Только у нас в стране почему-то (а и в самом деле — почему?) невозможно совмещение демократии с национальными интересами. Это только у нас, в России, уже второй раз на протяжении столетия с помощью так называемого «общественного мнения» удалось по разные стороны баррикады развести патриотизм и демократию…
Ни в Англии, ни во Франции такого произойти не могло…
Так что позиция Злотникова, не вмещающегося в прокрустово ложе партийных программ, не только не страдает расплывчатостью, а, напротив, выглядит единственно возможной, поскольку она — естественна…

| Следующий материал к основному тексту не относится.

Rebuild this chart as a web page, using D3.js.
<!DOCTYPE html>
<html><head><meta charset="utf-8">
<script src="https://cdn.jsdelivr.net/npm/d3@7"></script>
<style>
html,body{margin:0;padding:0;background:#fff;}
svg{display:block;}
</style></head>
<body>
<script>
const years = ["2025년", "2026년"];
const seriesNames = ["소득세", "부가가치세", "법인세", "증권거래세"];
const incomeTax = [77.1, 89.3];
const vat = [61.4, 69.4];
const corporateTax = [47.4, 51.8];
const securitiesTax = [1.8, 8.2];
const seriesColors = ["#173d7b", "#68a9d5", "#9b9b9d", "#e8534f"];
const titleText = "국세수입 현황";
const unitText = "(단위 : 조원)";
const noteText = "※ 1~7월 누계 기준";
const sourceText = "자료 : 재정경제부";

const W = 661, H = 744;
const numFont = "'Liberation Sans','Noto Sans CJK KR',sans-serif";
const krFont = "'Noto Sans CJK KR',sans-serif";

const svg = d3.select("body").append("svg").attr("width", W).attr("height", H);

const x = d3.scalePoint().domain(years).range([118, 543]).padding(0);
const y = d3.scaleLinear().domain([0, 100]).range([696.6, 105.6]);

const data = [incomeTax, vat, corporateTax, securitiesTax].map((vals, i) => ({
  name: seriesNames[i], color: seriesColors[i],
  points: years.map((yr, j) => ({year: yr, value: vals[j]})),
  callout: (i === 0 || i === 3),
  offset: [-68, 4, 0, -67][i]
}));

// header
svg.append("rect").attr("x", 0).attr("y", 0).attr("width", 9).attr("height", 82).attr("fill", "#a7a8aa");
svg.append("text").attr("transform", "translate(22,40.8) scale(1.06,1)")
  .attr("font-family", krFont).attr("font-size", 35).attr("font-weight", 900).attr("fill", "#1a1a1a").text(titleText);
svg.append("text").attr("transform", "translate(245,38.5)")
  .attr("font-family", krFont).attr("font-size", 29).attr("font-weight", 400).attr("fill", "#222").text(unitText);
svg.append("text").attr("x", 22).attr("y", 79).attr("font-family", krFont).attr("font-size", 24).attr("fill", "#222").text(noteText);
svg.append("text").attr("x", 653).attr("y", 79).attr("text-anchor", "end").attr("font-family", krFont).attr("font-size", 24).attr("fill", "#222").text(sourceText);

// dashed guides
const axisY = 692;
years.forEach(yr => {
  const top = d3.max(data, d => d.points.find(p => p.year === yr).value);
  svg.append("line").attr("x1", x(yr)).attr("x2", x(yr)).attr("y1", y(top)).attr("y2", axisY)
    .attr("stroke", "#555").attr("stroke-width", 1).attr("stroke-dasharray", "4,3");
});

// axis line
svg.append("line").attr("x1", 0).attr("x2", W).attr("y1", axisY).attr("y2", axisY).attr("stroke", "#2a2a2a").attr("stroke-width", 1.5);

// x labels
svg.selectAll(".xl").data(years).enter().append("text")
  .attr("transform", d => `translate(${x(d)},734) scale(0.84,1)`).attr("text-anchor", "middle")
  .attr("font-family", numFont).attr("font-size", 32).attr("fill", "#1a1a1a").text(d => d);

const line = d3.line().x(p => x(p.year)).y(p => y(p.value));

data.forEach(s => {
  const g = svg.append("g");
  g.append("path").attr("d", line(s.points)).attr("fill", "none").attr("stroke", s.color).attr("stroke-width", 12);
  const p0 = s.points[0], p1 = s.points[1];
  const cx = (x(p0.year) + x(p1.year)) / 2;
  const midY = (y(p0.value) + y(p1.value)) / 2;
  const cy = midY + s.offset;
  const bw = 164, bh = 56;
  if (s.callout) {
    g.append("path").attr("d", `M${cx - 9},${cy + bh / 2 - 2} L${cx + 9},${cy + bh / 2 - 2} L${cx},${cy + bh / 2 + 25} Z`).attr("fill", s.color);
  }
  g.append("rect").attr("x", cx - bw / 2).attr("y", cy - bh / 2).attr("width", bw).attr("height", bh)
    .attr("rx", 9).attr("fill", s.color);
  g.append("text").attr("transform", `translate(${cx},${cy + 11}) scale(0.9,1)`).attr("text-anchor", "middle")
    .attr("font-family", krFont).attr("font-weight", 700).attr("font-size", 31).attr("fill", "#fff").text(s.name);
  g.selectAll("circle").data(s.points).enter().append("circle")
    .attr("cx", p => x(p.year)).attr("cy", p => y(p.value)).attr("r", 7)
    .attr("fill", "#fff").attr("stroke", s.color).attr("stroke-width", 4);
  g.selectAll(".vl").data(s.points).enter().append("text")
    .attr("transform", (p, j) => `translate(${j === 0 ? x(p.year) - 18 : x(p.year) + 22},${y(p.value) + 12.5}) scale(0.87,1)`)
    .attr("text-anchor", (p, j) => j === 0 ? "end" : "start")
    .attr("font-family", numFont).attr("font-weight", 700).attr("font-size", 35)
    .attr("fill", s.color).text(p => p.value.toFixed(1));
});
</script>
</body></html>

Все это важно для понимания того, что думал и чувствовал Лука Тимофеевич Злотников в мае 1918 года.
Мы видим, он был довольно умным, бесстрашным, но при этом по-своему очень совестливым человеком.
Открыто провозглашаемый им антисемитизм базировался на неприятии мифа об угнетении евреев, которым многие представители еврейской национальности довольно ловко пользовались в собственных интересах. Можно не соглашаться с категоричностью постановки проблем в «Пауке», но при всем желании нигде не найдешь там призывов к погромам, к уничтожению евреев, тем более физическому.
И вот теперь: «Предписание главного штаба «Каморры народной расправы»…
Эта фраза: «чтобы их всех, в один заранее назначенный день и час можно было перерезать»…
Даже и не соглашаясь с позицией, из номера в номер заявляемой в «Пауке», все же трудно представить, что текст прокламации составлен тем же человеком, который редактировал этот журнал. Злотников не был столь кровожадным, а главное — столь неумным…
Редактируя журнал, он довольно отчетливо представлял себе своего читателя и очень точно адресовался к нему.
А кому адресована прокламация? Домовым комитетам, куда она почему-то не поступала?
Совершенно неясна и цель прокламации.
Запугать евреев?
Но едва ли человек, занимавшийся таким сложным производством, как выпуск журнала, не понимал, что сделать это с помощью нескольких прокламаций в огромном городе невозможно.
И опять-таки Злотников не мог не понимать, что такая прокламация выгодна прежде всего той большевистско-местечковой команде, против которой она и была направлена. Злотников не мог не знать, что эта «прокламация» немедленно будет с соответствующими комментариями опубликована в большевистских газетах, куда, как установило следствие, он якобы и разослал большую часть «Предписаний».
В чем же дело?
Неужели Л. Т. Злотников так поглупел, что не понимал элементарного?
Неужели так ослепила ненависть к евреям, что разум совсем покинул его?